[START Stored data]

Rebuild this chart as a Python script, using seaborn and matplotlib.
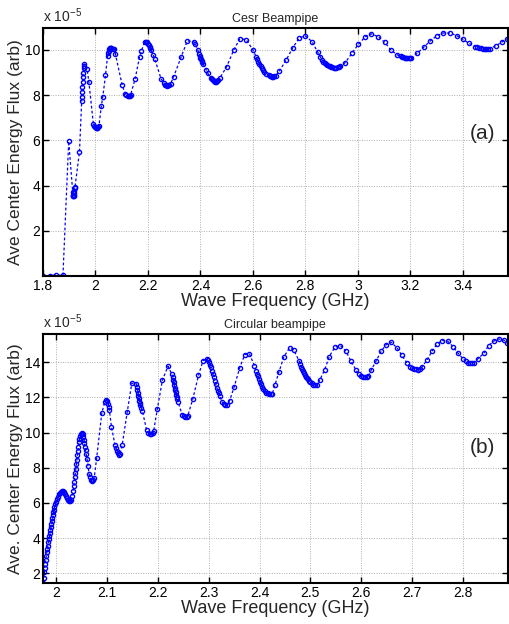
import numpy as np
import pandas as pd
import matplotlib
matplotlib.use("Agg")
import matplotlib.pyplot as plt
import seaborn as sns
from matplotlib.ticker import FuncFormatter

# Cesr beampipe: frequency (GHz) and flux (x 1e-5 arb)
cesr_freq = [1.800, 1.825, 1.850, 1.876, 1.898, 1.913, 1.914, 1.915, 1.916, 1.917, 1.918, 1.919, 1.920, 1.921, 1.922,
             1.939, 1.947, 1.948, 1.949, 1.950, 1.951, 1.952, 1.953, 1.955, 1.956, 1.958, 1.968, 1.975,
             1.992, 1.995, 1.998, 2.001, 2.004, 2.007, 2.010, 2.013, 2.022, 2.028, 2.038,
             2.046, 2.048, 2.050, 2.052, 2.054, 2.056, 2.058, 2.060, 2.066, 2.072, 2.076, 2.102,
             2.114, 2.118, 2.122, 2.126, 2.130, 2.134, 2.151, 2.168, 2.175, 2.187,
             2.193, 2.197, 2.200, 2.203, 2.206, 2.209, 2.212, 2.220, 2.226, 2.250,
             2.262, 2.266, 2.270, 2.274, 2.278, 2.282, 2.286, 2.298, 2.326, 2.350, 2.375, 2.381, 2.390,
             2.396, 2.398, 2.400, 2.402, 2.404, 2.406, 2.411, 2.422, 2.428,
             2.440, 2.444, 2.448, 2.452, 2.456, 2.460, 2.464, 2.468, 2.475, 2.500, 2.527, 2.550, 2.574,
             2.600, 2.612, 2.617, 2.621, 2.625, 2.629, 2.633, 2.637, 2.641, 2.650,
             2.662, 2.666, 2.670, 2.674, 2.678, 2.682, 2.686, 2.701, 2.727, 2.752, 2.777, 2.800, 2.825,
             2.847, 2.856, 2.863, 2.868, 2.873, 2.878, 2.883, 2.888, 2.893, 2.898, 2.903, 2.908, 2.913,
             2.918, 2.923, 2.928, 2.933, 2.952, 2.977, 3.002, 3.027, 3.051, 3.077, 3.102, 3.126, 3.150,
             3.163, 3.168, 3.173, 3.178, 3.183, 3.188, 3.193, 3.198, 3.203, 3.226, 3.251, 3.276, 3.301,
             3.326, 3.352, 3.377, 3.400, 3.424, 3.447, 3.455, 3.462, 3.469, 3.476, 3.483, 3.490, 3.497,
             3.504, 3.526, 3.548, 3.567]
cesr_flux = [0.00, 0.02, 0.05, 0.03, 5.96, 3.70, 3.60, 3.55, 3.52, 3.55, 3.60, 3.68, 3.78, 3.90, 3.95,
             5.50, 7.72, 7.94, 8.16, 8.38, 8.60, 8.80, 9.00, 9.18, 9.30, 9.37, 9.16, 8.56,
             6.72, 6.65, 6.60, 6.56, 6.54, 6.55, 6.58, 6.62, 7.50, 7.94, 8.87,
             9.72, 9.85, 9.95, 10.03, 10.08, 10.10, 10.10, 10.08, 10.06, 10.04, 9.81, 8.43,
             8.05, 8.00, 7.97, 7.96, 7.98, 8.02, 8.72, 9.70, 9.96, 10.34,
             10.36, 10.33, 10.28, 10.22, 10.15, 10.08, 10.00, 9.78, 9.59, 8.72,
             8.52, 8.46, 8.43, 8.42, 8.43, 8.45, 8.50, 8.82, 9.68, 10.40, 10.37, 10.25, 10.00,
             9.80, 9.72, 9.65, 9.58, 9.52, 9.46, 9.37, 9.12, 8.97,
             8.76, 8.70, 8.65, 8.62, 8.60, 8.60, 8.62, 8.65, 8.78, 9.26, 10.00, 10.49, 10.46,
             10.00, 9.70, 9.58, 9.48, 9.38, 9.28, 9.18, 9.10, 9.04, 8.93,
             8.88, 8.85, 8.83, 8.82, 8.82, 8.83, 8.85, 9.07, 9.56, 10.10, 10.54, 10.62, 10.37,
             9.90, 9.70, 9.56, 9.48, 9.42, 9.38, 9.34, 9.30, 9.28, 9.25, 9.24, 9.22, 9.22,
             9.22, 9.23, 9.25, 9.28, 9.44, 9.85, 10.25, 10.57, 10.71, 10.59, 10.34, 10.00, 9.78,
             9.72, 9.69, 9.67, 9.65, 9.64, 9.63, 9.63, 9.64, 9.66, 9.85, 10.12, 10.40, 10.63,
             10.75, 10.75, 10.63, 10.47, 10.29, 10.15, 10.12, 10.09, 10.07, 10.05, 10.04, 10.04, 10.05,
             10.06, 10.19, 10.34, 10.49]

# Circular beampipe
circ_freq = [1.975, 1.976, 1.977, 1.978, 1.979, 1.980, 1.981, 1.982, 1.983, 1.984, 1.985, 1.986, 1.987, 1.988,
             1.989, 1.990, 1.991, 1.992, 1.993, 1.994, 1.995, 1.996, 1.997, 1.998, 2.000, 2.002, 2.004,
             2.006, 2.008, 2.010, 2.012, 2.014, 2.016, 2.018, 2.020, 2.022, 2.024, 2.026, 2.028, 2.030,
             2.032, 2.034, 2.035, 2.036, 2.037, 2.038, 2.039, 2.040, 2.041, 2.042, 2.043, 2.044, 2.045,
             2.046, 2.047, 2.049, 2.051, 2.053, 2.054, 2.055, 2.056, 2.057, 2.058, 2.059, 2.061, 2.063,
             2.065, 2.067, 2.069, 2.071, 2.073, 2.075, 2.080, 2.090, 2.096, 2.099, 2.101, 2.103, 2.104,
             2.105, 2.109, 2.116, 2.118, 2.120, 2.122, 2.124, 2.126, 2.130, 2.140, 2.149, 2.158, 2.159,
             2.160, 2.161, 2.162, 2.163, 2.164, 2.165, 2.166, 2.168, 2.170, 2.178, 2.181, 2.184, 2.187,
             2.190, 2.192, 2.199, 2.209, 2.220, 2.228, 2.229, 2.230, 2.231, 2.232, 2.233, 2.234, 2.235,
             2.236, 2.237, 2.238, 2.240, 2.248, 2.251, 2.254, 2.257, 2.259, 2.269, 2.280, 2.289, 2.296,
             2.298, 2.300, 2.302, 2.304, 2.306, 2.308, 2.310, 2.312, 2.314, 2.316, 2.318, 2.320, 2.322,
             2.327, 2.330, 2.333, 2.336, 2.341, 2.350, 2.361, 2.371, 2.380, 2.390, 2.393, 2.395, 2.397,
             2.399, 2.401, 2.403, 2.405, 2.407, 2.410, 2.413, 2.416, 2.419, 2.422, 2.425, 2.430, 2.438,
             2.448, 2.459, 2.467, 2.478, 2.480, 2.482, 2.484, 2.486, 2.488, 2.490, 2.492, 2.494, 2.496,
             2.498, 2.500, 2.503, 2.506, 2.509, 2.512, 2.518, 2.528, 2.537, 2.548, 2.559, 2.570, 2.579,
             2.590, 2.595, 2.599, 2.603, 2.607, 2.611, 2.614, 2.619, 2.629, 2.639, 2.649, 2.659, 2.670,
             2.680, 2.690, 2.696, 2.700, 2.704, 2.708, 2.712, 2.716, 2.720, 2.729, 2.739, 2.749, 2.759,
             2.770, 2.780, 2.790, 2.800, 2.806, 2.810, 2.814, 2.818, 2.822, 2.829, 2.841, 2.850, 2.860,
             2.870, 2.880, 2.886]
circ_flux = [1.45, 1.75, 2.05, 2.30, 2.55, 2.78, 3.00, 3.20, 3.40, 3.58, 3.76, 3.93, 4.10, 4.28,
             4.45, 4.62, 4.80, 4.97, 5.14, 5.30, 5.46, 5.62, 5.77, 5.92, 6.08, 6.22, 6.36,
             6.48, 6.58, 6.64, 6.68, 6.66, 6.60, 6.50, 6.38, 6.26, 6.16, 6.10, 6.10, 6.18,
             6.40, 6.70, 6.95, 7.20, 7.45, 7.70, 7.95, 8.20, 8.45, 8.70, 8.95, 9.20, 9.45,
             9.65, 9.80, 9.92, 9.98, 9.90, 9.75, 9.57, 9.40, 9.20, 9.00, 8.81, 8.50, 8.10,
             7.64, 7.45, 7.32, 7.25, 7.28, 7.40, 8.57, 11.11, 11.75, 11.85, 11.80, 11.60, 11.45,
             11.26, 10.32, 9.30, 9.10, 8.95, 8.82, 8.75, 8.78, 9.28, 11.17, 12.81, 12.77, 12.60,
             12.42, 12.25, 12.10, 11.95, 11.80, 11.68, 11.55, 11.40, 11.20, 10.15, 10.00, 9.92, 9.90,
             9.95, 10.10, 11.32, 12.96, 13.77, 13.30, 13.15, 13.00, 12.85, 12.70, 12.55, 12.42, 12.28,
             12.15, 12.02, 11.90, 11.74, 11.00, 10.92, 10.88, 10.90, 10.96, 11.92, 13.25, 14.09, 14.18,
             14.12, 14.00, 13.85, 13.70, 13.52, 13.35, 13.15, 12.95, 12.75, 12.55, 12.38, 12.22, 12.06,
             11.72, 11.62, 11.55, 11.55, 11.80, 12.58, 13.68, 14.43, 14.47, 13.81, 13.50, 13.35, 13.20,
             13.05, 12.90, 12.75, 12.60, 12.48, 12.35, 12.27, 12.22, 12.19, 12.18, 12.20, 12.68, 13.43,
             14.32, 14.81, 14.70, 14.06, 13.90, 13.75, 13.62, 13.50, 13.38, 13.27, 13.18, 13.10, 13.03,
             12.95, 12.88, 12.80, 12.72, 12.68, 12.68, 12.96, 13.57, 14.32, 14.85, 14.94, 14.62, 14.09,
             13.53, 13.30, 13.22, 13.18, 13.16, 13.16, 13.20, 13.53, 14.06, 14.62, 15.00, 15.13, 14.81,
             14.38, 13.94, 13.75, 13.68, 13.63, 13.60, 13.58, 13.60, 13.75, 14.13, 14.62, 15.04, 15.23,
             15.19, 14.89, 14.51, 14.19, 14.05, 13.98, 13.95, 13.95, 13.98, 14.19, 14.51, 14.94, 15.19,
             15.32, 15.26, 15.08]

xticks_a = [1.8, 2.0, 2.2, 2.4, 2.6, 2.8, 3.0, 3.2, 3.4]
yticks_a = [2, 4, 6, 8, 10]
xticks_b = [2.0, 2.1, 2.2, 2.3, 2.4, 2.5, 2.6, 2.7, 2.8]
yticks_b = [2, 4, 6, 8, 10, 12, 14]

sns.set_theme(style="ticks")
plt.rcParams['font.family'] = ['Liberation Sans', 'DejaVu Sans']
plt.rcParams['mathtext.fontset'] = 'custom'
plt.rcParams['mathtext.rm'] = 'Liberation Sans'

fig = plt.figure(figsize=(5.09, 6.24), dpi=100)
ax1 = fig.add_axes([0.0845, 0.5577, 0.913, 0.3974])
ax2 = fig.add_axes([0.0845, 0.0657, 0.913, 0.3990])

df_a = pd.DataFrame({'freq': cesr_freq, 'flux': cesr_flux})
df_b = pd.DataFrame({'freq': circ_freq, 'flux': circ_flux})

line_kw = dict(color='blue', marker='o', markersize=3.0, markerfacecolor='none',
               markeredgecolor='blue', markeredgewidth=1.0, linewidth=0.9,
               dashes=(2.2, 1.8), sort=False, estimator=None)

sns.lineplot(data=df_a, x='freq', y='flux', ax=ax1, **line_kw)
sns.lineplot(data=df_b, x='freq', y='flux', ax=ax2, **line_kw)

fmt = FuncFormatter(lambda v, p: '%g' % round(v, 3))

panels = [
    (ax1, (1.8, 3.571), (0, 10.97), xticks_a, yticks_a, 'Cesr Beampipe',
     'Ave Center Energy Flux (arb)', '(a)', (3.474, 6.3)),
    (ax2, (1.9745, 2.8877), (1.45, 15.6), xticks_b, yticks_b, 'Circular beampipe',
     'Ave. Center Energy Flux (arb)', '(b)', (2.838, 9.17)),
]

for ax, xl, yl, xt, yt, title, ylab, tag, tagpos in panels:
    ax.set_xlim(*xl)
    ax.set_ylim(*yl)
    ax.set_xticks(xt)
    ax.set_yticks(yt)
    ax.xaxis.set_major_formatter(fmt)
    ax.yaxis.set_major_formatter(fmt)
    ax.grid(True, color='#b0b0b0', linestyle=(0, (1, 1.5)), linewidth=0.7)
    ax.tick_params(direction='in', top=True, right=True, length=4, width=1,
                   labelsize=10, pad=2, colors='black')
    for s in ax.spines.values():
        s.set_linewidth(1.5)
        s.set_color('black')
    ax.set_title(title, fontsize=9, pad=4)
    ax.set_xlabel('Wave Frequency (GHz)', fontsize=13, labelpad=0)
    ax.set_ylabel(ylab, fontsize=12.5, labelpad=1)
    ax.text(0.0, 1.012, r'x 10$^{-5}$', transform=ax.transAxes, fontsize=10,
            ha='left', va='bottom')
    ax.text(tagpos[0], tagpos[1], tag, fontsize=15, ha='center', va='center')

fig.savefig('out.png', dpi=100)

[END Stored data]

List all lines holding the string "seaborn".

Rebuild this chart as a Python script, using seaborn and matplotlib.
import seaborn as sns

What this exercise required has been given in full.